Chapter 4 will consist of the detailed design and will commence with the hardware selection according to the system and communication architecture selection. Hereafter the focus will shift towards the development of an in‐house protocol to be implemented between the internal units. The external interfaces will not be discussed in the detailed design, because only the communication architecture specifications of these interfaces were required.
Verification and validation will be documented in Chapter 5.This chapter will be divided into three sections. The first section will focus on discussing the clear difference between verification and validation from a systems engineering view point. The second section will focus on developing a test and evaluation plan for the verification process, where after the test and evaluation plan will be carried out. Finally a test and evaluation plan for the validation process will be created and carried out.

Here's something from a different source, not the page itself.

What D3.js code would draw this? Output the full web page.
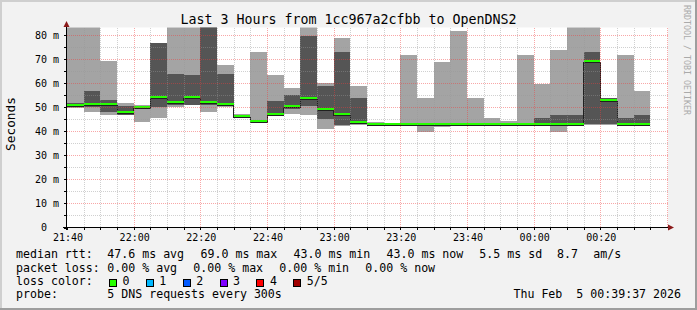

A communication sub‐system for the ADES
The dissertation will conclude with Chapter 6 which will include the recommendations and the conclusions. This chapter will give a conclusion on how implementing digital communication between the internal units improved the system performance. Overall conclusions will also be made about various design selections. Finally recommendations will be made to improve the protocol as well as future work that can be done on this project.
1.6 Conclusion
This chapter provided the necessary background on AMBs and the ADES. After the ADES was explained briefly the problem statement of this dissertation was given. The main issues that needed to be addressed as well as the research methodology were discussed. Finally a short summary of the dissertation layout was given. Now that it is clear what will be research the literature study can commence.